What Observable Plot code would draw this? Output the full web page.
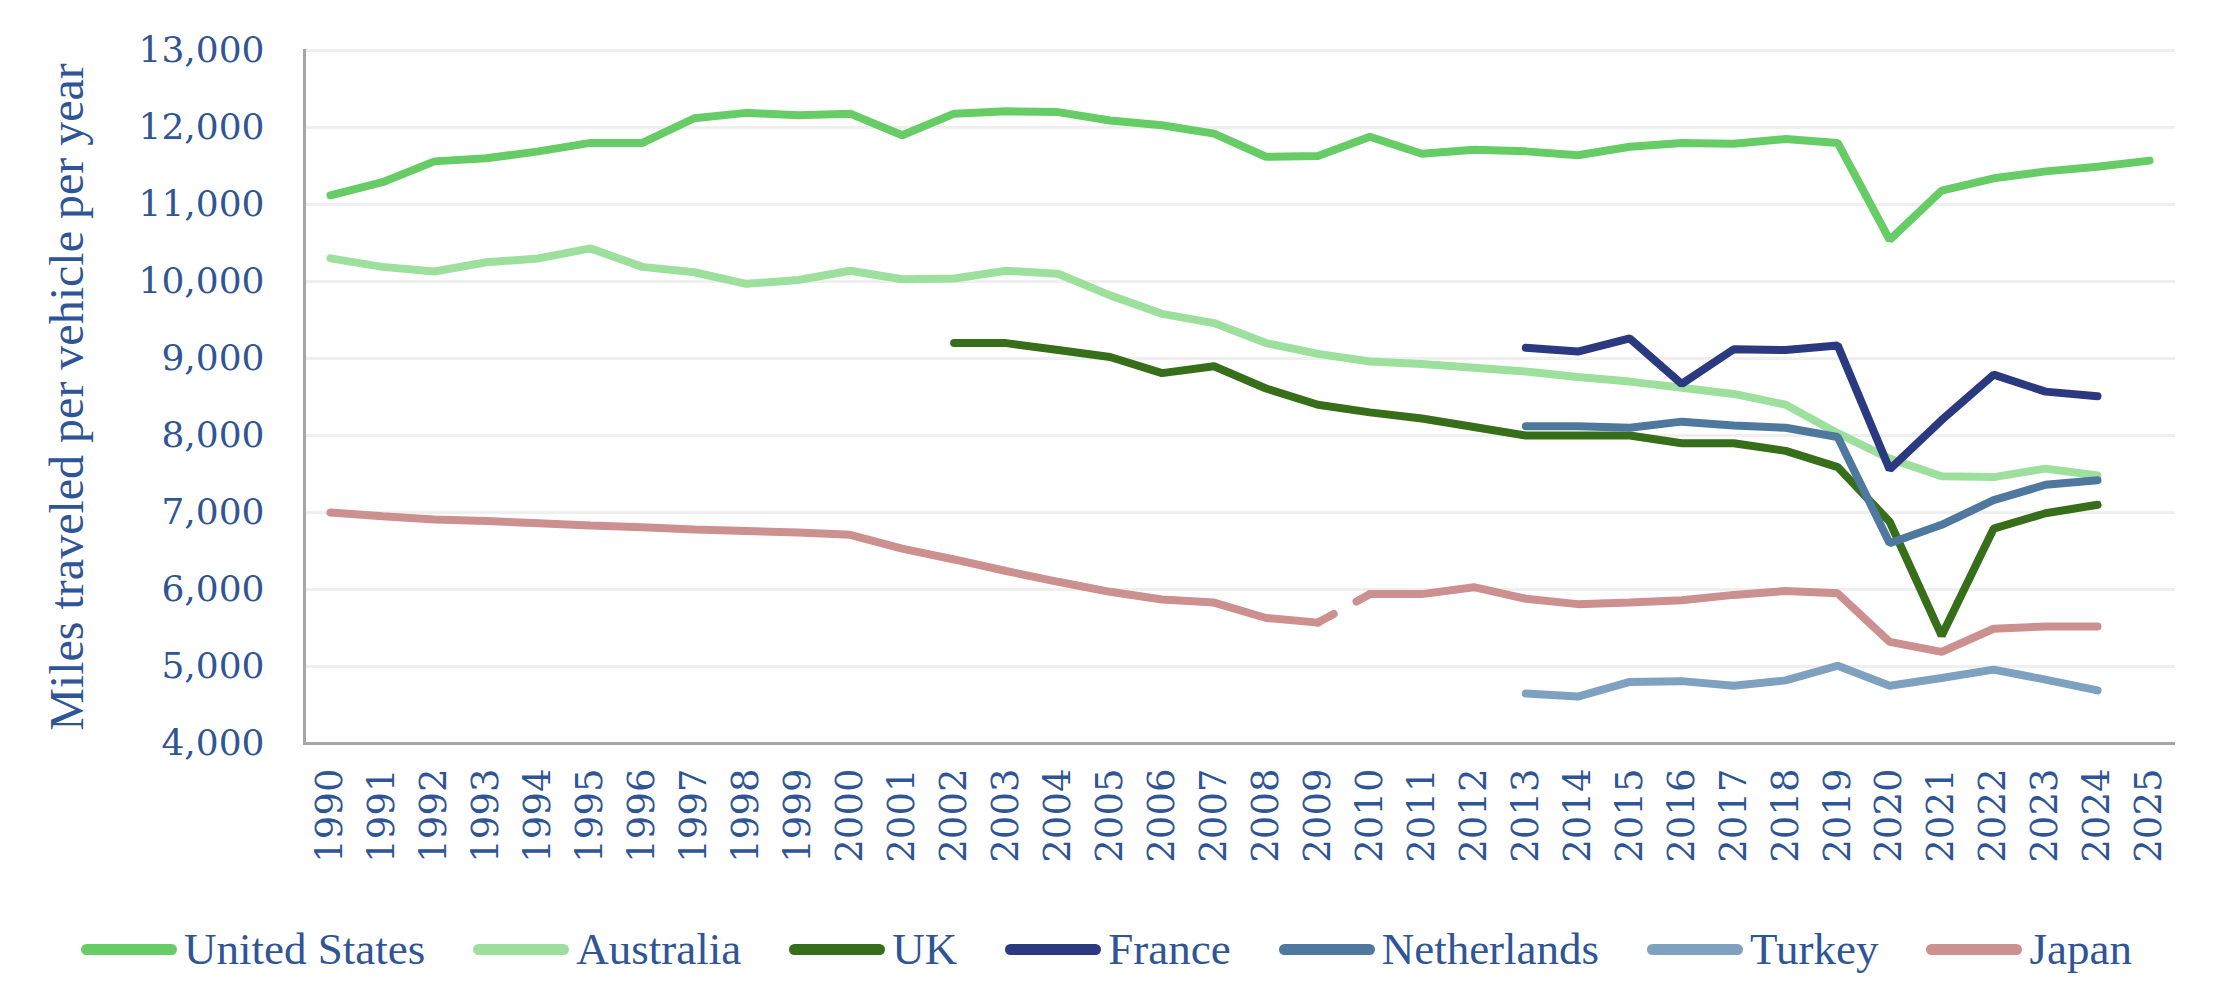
<!DOCTYPE html>
<html>
<head>
<meta charset="utf-8">
<script src="https://cdn.jsdelivr.net/npm/d3@7"></script>
<script src="https://cdn.jsdelivr.net/npm/@observablehq/plot@0.6"></script>
<style>
  body { margin: 0; background: #fff; }
  #chart { width: 2213px; }
  #legend {
    display: flex; justify-content: center; align-items: center;
    font-family: "Liberation Serif", "Times New Roman", serif;
    font-size: 45px; color: #2F5597; height: 50px; margin-top: 44px;
  }
  .item { display: flex; align-items: center; margin: 0 24px; }
  .sw { width: 96px; height: 11px; border-radius: 6px; margin-right: 7px; }
</style>
</head>
<body>
<div id="chart"></div>
<div id="legend"></div>
<script>
const years = [1990,1991,1992,1993,1994,1995,1996,1997,1998,1999,2000,2001,2002,2003,2004,2005,2006,2007,2008,2009,2010,2011,2012,2013,2014,2015,2016,2017,2018,2019,2020,2021,2022,2023,2024,2025];
const yTicks = [4000,5000,6000,7000,8000,9000,10000,11000,12000,13000];
const seriesNames = ["United States","Australia","UK","France","Netherlands","Turkey","Japan"];
const seriesColors = ["#66CC66","#9DE09D","#376E19","#2B3A80","#4F789F","#7FA1C0","#CC9090"];
const yLabel = "Miles traveled per vehicle per year";

const unitedStates = [11120,11290,11560,11600,11690,11800,11800,12120,12190,12160,12180,11900,12180,12210,12200,12090,12030,11920,11620,11630,11880,11660,11710,11690,11640,11750,11800,11790,11850,11800,10540,11180,11340,11430,11490,11570];
const australia = [10300,10190,10130,10250,10300,10430,10190,10120,9970,10020,10140,10030,10040,10140,10100,9820,9580,9460,9200,9060,8960,8930,8880,8830,8760,8700,8620,8540,8400,8030,7700,7470,7460,7570,7480,null];
const uk = [null,null,null,null,null,null,null,null,null,null,null,null,9200,9200,9110,9020,8810,8900,8610,8400,8300,8220,8110,8000,8000,8000,7900,7900,7800,7590,6880,5400,6790,6990,7100,null];
const france = [null,null,null,null,null,null,null,null,null,null,null,null,null,null,null,null,null,null,null,null,null,null,null,9140,9090,9260,8670,9120,9110,9170,7560,8200,8790,8570,8510,null];
const netherlands = [null,null,null,null,null,null,null,null,null,null,null,null,null,null,null,null,null,null,null,null,null,null,null,8120,8120,8100,8180,8130,8100,7980,6600,6840,7160,7360,7420,null];
const turkey = [null,null,null,null,null,null,null,null,null,null,null,null,null,null,null,null,null,null,null,null,null,null,null,4650,4610,4800,4810,4750,4820,5010,4750,4850,4960,4830,4690,null];
const japan = [7000,6950,6910,6890,6860,6830,6810,6780,6760,6740,6710,6530,6390,6240,6100,5970,5870,5830,5630,5570,5940,5940,6030,5880,5810,5830,5860,5930,5980,5950,5320,5190,5490,5520,5520,null];
const japanBreak = [2009, 2010];

const seriesValues = [unitedStates, australia, uk, france, netherlands, turkey, japan];

const table = [];
seriesValues.forEach((vals, i) => {
  vals.forEach((v, j) => {
    if (v == null) return;
    const name = seriesNames[i];
    let key = name;
    if (name === "Japan") key = years[j] <= japanBreak[0] ? "Japan-a" : "Japan-b";
    table.push({series: name, key, year: years[j], value: v});
  });
});
const bridge = table.filter(d => d.series === "Japan" && japanBreak.includes(d.year));

const W = 2213, H = 880;
const textColor = "#2F5597";

const chart = Plot.plot({
  width: W,
  height: H,
  marginLeft: 304,
  marginRight: 38,
  marginTop: 50,
  marginBottom: H - 743,
  style: {fontFamily: "'DejaVu Serif', serif", color: textColor, background: "#fff", overflow: "visible"},
  x: {type: "point", domain: years, padding: 0.5},
  y: {domain: [4000, 13000]},
  color: {domain: seriesNames, range: seriesColors},
  marks: [
    Plot.gridY(yTicks, {stroke: "#EFEFEF", strokeOpacity: 1, strokeWidth: 3}),
    Plot.ruleY([4000], {stroke: "#A6A6A6", strokeWidth: 3}),
    Plot.frame({anchor: "left", stroke: "#A6A6A6", strokeWidth: 3}),
    Plot.axisY(yTicks, {tickSize: 0, tickPadding: 40, fontSize: 36, tickFormat: d3.format(","), label: null, fill: textColor}),
    Plot.axisX({tickRotate: -90, tickSize: 0, tickPadding: 25, fontSize: 37, tickFormat: d => String(d), label: null, fill: textColor}),
    Plot.text([yLabel], {frameAnchor: "left", textAnchor: "middle", rotate: -90, dx: -237, fontSize: 48, fontFamily: "'Liberation Serif', serif", fill: textColor}),
    Plot.line(table, {x: "year", y: "value", z: "key", stroke: "series", strokeWidth: 8, strokeLinecap: "round", strokeLinejoin: "miter"}),
    Plot.line(bridge, {x: "year", y: "value", stroke: "series", strokeWidth: 8, strokeLinecap: "round", strokeDasharray: "18,26,200"})
  ]
});
document.getElementById("chart").appendChild(chart);

const legend = document.getElementById("legend");
seriesNames.forEach((n, i) => {
  const it = document.createElement("div");
  it.className = "item";
  const sw = document.createElement("div");
  sw.className = "sw";
  sw.style.background = seriesColors[i];
  const t = document.createElement("span");
  t.textContent = n;
  it.appendChild(sw); it.appendChild(t);
  legend.appendChild(it);
});
</script>
</body>
</html>
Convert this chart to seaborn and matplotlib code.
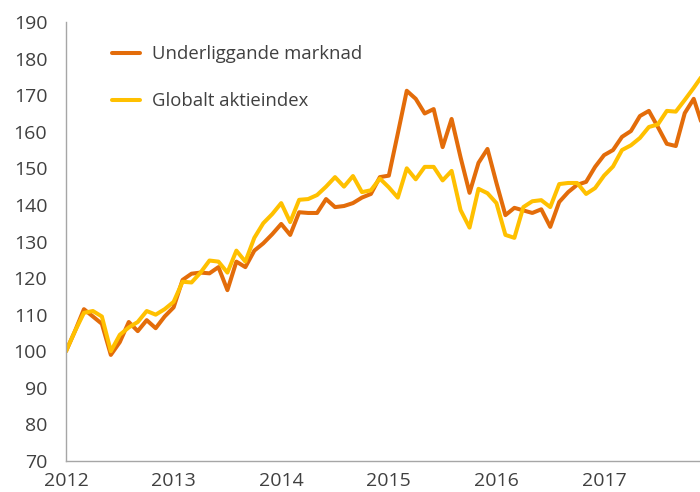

━━━━━━━━━━━━━━━━

▶ WHAT IS REQUIRED
Write out every line above exactly as it is, leaving out the pictures.

▶ RESPONSE TO THIS TASK
What Observable Plot code would draw this? Output the full web page.
<!DOCTYPE html>
<html>
<head>
<meta charset="utf-8">
<script src="https://cdn.jsdelivr.net/npm/d3@7"></script>
<script src="https://cdn.jsdelivr.net/npm/@observablehq/plot@0.6"></script>
<style>
  body { margin: 0; background: #fff; }
  #chart { width: 2213px; }
  #legend {
    display: flex; justify-content: center; align-items: center;
    font-family: "Liberation Serif", "Times New Roman", serif;
    font-size: 45px; color: #2F5597; height: 50px; margin-top: 44px;
  }
  .item { display: flex; align-items: center; margin: 0 24px; }
  .sw { width: 96px; height: 11px; border-radius: 6px; margin-right: 7px; }
</style>
</head>
<body>
<div id="chart"></div>
<div id="legend"></div>
<script>
const years = [1990,1991,1992,1993,1994,1995,1996,1997,1998,1999,2000,2001,2002,2003,2004,2005,2006,2007,2008,2009,2010,2011,2012,2013,2014,2015,2016,2017,2018,2019,2020,2021,2022,2023,2024,2025];
const yTicks = [4000,5000,6000,7000,8000,9000,10000,11000,12000,13000];
const seriesNames = ["United States","Australia","UK","France","Netherlands","Turkey","Japan"];
const seriesColors = ["#66CC66","#9DE09D","#376E19","#2B3A80","#4F789F","#7FA1C0","#CC9090"];
const yLabel = "Miles traveled per vehicle per year";

const unitedStates = [11120,11290,11560,11600,11690,11800,11800,12120,12190,12160,12180,11900,12180,12210,12200,12090,12030,11920,11620,11630,11880,11660,11710,11690,11640,11750,11800,11790,11850,11800,10540,11180,11340,11430,11490,11570];
const australia = [10300,10190,10130,10250,10300,10430,10190,10120,9970,10020,10140,10030,10040,10140,10100,9820,9580,9460,9200,9060,8960,8930,8880,8830,8760,8700,8620,8540,8400,8030,7700,7470,7460,7570,7480,null];
const uk = [null,null,null,null,null,null,null,null,null,null,null,null,9200,9200,9110,9020,8810,8900,8610,8400,8300,8220,8110,8000,8000,8000,7900,7900,7800,7590,6880,5400,6790,6990,7100,null];
const france = [null,null,null,null,null,null,null,null,null,null,null,null,null,null,null,null,null,null,null,null,null,null,null,9140,9090,9260,8670,9120,9110,9170,7560,8200,8790,8570,8510,null];
const netherlands = [null,null,null,null,null,null,null,null,null,null,null,null,null,null,null,null,null,null,null,null,null,null,null,8120,8120,8100,8180,8130,8100,7980,6600,6840,7160,7360,7420,null];
const turkey = [null,null,null,null,null,null,null,null,null,null,null,null,null,null,null,null,null,null,null,null,null,null,null,4650,4610,4800,4810,4750,4820,5010,4750,4850,4960,4830,4690,null];
const japan = [7000,6950,6910,6890,6860,6830,6810,6780,6760,6740,6710,6530,6390,6240,6100,5970,5870,5830,5630,5570,5940,5940,6030,5880,5810,5830,5860,5930,5980,5950,5320,5190,5490,5520,5520,null];
const japanBreak = [2009, 2010];

const seriesValues = [unitedStates, australia, uk, france, netherlands, turkey, japan];

const table = [];
seriesValues.forEach((vals, i) => {
  vals.forEach((v, j) => {
    if (v == null) return;
    const name = seriesNames[i];
    let key = name;
    if (name === "Japan") key = years[j] <= japanBreak[0] ? "Japan-a" : "Japan-b";
    table.push({series: name, key, year: years[j], value: v});
  });
});
const bridge = table.filter(d => d.series === "Japan" && japanBreak.includes(d.year));

const W = 2213, H = 880;
const textColor = "#2F5597";

const chart = Plot.plot({
  width: W,
  height: H,
  marginLeft: 304,
  marginRight: 38,
  marginTop: 50,
  marginBottom: H - 743,
  style: {fontFamily: "'DejaVu Serif', serif", color: textColor, background: "#fff", overflow: "visible"},
  x: {type: "point", domain: years, padding: 0.5},
  y: {domain: [4000, 13000]},
  color: {domain: seriesNames, range: seriesColors},
  marks: [
    Plot.gridY(yTicks, {stroke: "#EFEFEF", strokeOpacity: 1, strokeWidth: 3}),
    Plot.ruleY([4000], {stroke: "#A6A6A6", strokeWidth: 3}),
    Plot.frame({anchor: "left", stroke: "#A6A6A6", strokeWidth: 3}),
    Plot.axisY(yTicks, {tickSize: 0, tickPadding: 40, fontSize: 36, tickFormat: d3.format(","), label: null, fill: textColor}),
    Plot.axisX({tickRotate: -90, tickSize: 0, tickPadding: 25, fontSize: 37, tickFormat: d => String(d), label: null, fill: textColor}),
    Plot.text([yLabel], {frameAnchor: "left", textAnchor: "middle", rotate: -90, dx: -237, fontSize: 48, fontFamily: "'Liberation Serif', serif", fill: textColor}),
    Plot.line(table, {x: "year", y: "value", z: "key", stroke: "series", strokeWidth: 8, strokeLinecap: "round", strokeLinejoin: "miter"}),
    Plot.line(bridge, {x: "year", y: "value", stroke: "series", strokeWidth: 8, strokeLinecap: "round", strokeDasharray: "18,26,200"})
  ]
});
document.getElementById("chart").appendChild(chart);

const legend = document.getElementById("legend");
seriesNames.forEach((n, i) => {
  const it = document.createElement("div");
  it.className = "item";
  const sw = document.createElement("div");
  sw.className = "sw";
  sw.style.background = seriesColors[i];
  const t = document.createElement("span");
  t.textContent = n;
  it.appendChild(sw); it.appendChild(t);
  legend.appendChild(it);
});
</script>
</body>
</html>
Convert this chart to seaborn and matplotlib code.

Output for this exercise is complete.